»»

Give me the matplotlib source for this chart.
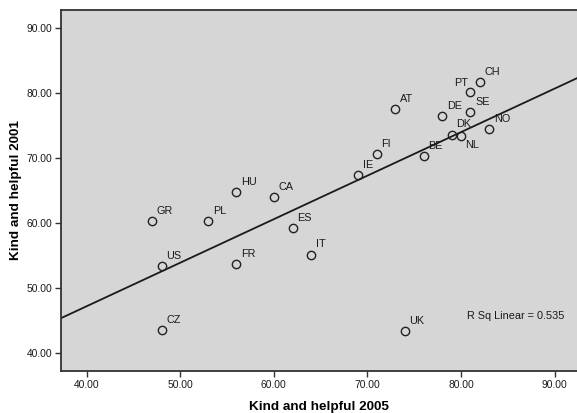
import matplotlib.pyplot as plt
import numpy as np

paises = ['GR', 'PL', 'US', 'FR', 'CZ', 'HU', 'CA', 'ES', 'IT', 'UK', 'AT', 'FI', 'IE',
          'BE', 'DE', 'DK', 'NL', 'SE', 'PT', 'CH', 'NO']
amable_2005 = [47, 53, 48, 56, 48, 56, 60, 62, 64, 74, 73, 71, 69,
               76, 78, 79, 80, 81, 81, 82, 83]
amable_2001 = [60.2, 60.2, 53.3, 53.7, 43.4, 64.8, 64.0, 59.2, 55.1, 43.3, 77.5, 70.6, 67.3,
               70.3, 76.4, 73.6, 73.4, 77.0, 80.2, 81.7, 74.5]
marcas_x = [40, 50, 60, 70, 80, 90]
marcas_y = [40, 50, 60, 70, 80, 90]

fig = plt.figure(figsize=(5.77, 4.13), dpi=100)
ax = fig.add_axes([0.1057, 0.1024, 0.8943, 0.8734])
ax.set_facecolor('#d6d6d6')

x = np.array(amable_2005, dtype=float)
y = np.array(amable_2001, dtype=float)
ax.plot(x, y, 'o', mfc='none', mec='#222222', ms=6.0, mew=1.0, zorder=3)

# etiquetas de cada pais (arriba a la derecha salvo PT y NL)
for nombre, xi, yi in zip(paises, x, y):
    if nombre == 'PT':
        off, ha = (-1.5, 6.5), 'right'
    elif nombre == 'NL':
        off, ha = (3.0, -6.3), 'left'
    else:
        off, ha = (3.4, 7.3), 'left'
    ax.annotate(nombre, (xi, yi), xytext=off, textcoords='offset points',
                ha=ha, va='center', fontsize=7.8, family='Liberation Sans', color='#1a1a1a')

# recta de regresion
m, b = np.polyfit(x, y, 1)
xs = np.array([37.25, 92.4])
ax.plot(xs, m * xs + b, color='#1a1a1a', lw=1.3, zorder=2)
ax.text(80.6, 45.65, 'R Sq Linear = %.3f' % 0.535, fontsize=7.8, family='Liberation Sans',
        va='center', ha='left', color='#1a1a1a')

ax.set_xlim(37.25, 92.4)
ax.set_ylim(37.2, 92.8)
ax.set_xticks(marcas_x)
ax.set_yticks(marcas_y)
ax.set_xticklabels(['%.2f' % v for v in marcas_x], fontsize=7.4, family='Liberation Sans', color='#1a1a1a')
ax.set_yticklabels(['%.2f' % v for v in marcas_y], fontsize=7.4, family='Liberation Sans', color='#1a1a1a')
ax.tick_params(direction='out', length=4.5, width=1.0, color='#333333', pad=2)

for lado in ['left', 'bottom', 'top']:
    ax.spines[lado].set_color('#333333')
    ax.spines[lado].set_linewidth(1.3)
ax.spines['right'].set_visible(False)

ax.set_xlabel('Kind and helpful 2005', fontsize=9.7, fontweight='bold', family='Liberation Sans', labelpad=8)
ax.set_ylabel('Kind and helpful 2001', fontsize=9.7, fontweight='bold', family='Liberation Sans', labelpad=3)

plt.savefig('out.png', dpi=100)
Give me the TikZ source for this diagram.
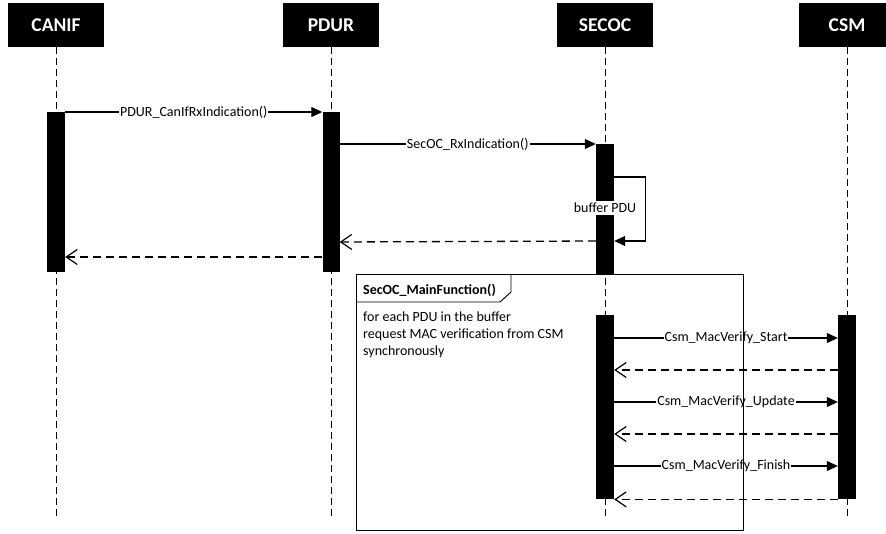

««

Without the images, write out each line of the data verbatim.

● TASK SOLUTION
Give me the matplotlib source for this chart.
import matplotlib.pyplot as plt
import numpy as np

paises = ['GR', 'PL', 'US', 'FR', 'CZ', 'HU', 'CA', 'ES', 'IT', 'UK', 'AT', 'FI', 'IE',
          'BE', 'DE', 'DK', 'NL', 'SE', 'PT', 'CH', 'NO']
amable_2005 = [47, 53, 48, 56, 48, 56, 60, 62, 64, 74, 73, 71, 69,
               76, 78, 79, 80, 81, 81, 82, 83]
amable_2001 = [60.2, 60.2, 53.3, 53.7, 43.4, 64.8, 64.0, 59.2, 55.1, 43.3, 77.5, 70.6, 67.3,
               70.3, 76.4, 73.6, 73.4, 77.0, 80.2, 81.7, 74.5]
marcas_x = [40, 50, 60, 70, 80, 90]
marcas_y = [40, 50, 60, 70, 80, 90]

fig = plt.figure(figsize=(5.77, 4.13), dpi=100)
ax = fig.add_axes([0.1057, 0.1024, 0.8943, 0.8734])
ax.set_facecolor('#d6d6d6')

x = np.array(amable_2005, dtype=float)
y = np.array(amable_2001, dtype=float)
ax.plot(x, y, 'o', mfc='none', mec='#222222', ms=6.0, mew=1.0, zorder=3)

# etiquetas de cada pais (arriba a la derecha salvo PT y NL)
for nombre, xi, yi in zip(paises, x, y):
    if nombre == 'PT':
        off, ha = (-1.5, 6.5), 'right'
    elif nombre == 'NL':
        off, ha = (3.0, -6.3), 'left'
    else:
        off, ha = (3.4, 7.3), 'left'
    ax.annotate(nombre, (xi, yi), xytext=off, textcoords='offset points',
                ha=ha, va='center', fontsize=7.8, family='Liberation Sans', color='#1a1a1a')

# recta de regresion
m, b = np.polyfit(x, y, 1)
xs = np.array([37.25, 92.4])
ax.plot(xs, m * xs + b, color='#1a1a1a', lw=1.3, zorder=2)
ax.text(80.6, 45.65, 'R Sq Linear = %.3f' % 0.535, fontsize=7.8, family='Liberation Sans',
        va='center', ha='left', color='#1a1a1a')

ax.set_xlim(37.25, 92.4)
ax.set_ylim(37.2, 92.8)
ax.set_xticks(marcas_x)
ax.set_yticks(marcas_y)
ax.set_xticklabels(['%.2f' % v for v in marcas_x], fontsize=7.4, family='Liberation Sans', color='#1a1a1a')
ax.set_yticklabels(['%.2f' % v for v in marcas_y], fontsize=7.4, family='Liberation Sans', color='#1a1a1a')
ax.tick_params(direction='out', length=4.5, width=1.0, color='#333333', pad=2)

for lado in ['left', 'bottom', 'top']:
    ax.spines[lado].set_color('#333333')
    ax.spines[lado].set_linewidth(1.3)
ax.spines['right'].set_visible(False)

ax.set_xlabel('Kind and helpful 2005', fontsize=9.7, fontweight='bold', family='Liberation Sans', labelpad=8)
ax.set_ylabel('Kind and helpful 2001', fontsize=9.7, fontweight='bold', family='Liberation Sans', labelpad=3)

plt.savefig('out.png', dpi=100)
Give me the TikZ source for this diagram.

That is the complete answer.